* **Data for processing**

--*--

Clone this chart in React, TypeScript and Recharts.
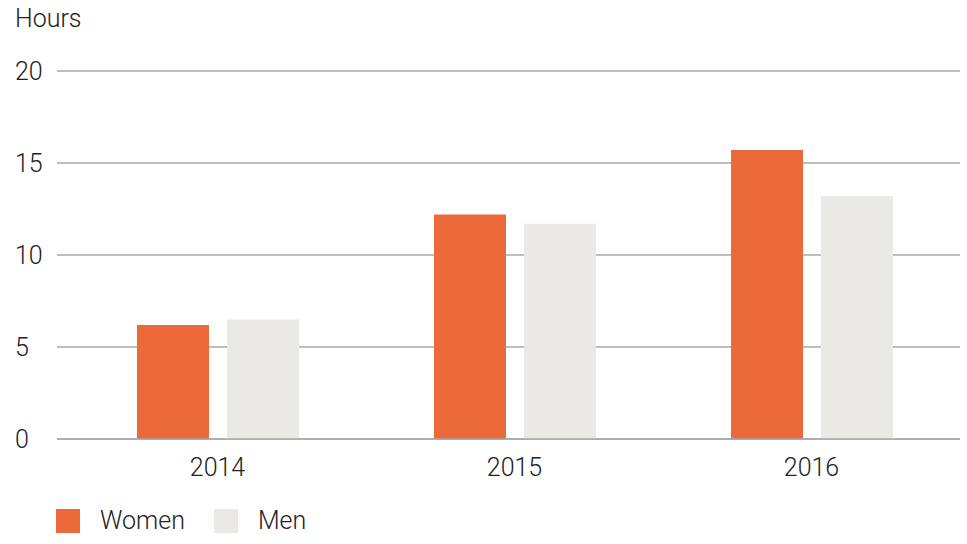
import { Bar, BarChart, CartesianGrid, XAxis, YAxis } from "recharts"

const years = ["2014", "2015", "2016"]
const women = [6.2, 12.2, 15.7]
const men = [6.5, 11.7, 13.2]
const yTicks = [0, 5, 10, 15, 20]

const data = years.map((year, i) => ({ year, women: women[i], men: men[i] }))

const font = "Roboto, 'Liberation Sans', sans-serif"
const orange = "#ec6a3a"
const grey = "#eae9e5"
const fs = 25

const YTick = (props: any) => {
  const { y, payload } = props
  return (
    <text x={15} y={y} dy={9} fontSize={fs} fontWeight={300} fontFamily={font} fill="#222" textAnchor="start">
      {payload.value}
    </text>
  )
}

const XTick = (props: any) => {
  const { x, y, payload } = props
  return (
    <text x={x} y={y} dy={29} fontSize={fs} fontWeight={300} fontFamily={font} fill="#222" textAnchor="middle">
      {payload.value}
    </text>
  )
}

const legendItems = [
  { label: "Women", color: orange },
  { label: "Men", color: grey },
]

export default function App() {
  return (
    <div style={{ position: "absolute", left: 0, top: 0, width: 967, height: 544, background: "#fff" }}>
      <div style={{ position: "absolute", left: 15, top: 4, fontFamily: font, fontWeight: 300, fontSize: fs, color: "#222" }}>
        Hours
      </div>
      <BarChart width={967} height={544} data={data} margin={{ top: 71, right: 7, bottom: 75, left: 0 }} barGap={18} barSize={72}>
        <CartesianGrid vertical={false} stroke="#a8a8a8" strokeWidth={1.5} />
        <XAxis dataKey="year" height={30} padding={{ left: 12, right: 0 }} axisLine={{ stroke: "#a8a8a8", strokeWidth: 1.5 }} tickLine={false} tick={<XTick />} />
        <YAxis width={57} domain={[0, 20]} ticks={yTicks} axisLine={false} tickLine={false} tick={<YTick />} />
        <Bar dataKey="women" fill={orange} isAnimationActive={false} />
        <Bar dataKey="men" fill={grey} isAnimationActive={false} />
      </BarChart>
      <div style={{ position: "absolute", left: 56, top: 509, display: "flex", alignItems: "center", fontFamily: font, fontWeight: 300, fontSize: fs, color: "#222", lineHeight: "24px" }}>
        {legendItems.map((item) => (
          <div key={item.label} style={{ display: "flex", alignItems: "center", marginRight: 29 }}>
            <span style={{ width: 24, height: 24, background: item.color, display: "inline-block", marginRight: 20 }} />
            <span>{item.label}</span>
          </div>
        ))}
      </div>
    </div>
  )
}
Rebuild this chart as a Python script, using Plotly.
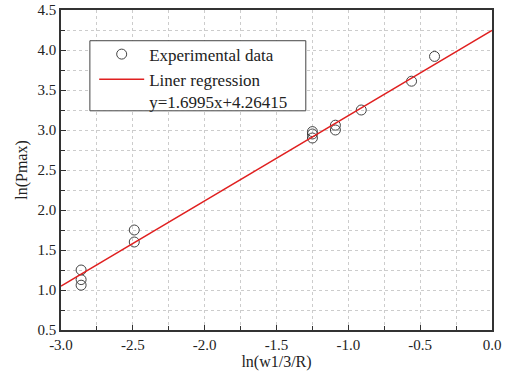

--*--

* **What is needed**
Make an exact copy of the records above, with the pictures left out.

* **Solution for this exercise**
Clone this chart in React, TypeScript and Recharts.
import { Bar, BarChart, CartesianGrid, XAxis, YAxis } from "recharts"

const years = ["2014", "2015", "2016"]
const women = [6.2, 12.2, 15.7]
const men = [6.5, 11.7, 13.2]
const yTicks = [0, 5, 10, 15, 20]

const data = years.map((year, i) => ({ year, women: women[i], men: men[i] }))

const font = "Roboto, 'Liberation Sans', sans-serif"
const orange = "#ec6a3a"
const grey = "#eae9e5"
const fs = 25

const YTick = (props: any) => {
  const { y, payload } = props
  return (
    <text x={15} y={y} dy={9} fontSize={fs} fontWeight={300} fontFamily={font} fill="#222" textAnchor="start">
      {payload.value}
    </text>
  )
}

const XTick = (props: any) => {
  const { x, y, payload } = props
  return (
    <text x={x} y={y} dy={29} fontSize={fs} fontWeight={300} fontFamily={font} fill="#222" textAnchor="middle">
      {payload.value}
    </text>
  )
}

const legendItems = [
  { label: "Women", color: orange },
  { label: "Men", color: grey },
]

export default function App() {
  return (
    <div style={{ position: "absolute", left: 0, top: 0, width: 967, height: 544, background: "#fff" }}>
      <div style={{ position: "absolute", left: 15, top: 4, fontFamily: font, fontWeight: 300, fontSize: fs, color: "#222" }}>
        Hours
      </div>
      <BarChart width={967} height={544} data={data} margin={{ top: 71, right: 7, bottom: 75, left: 0 }} barGap={18} barSize={72}>
        <CartesianGrid vertical={false} stroke="#a8a8a8" strokeWidth={1.5} />
        <XAxis dataKey="year" height={30} padding={{ left: 12, right: 0 }} axisLine={{ stroke: "#a8a8a8", strokeWidth: 1.5 }} tickLine={false} tick={<XTick />} />
        <YAxis width={57} domain={[0, 20]} ticks={yTicks} axisLine={false} tickLine={false} tick={<YTick />} />
        <Bar dataKey="women" fill={orange} isAnimationActive={false} />
        <Bar dataKey="men" fill={grey} isAnimationActive={false} />
      </BarChart>
      <div style={{ position: "absolute", left: 56, top: 509, display: "flex", alignItems: "center", fontFamily: font, fontWeight: 300, fontSize: fs, color: "#222", lineHeight: "24px" }}>
        {legendItems.map((item) => (
          <div key={item.label} style={{ display: "flex", alignItems: "center", marginRight: 29 }}>
            <span style={{ width: 24, height: 24, background: item.color, display: "inline-block", marginRight: 20 }} />
            <span>{item.label}</span>
          </div>
        ))}
      </div>
    </div>
  )
}
Rebuild this chart as a Python script, using Plotly.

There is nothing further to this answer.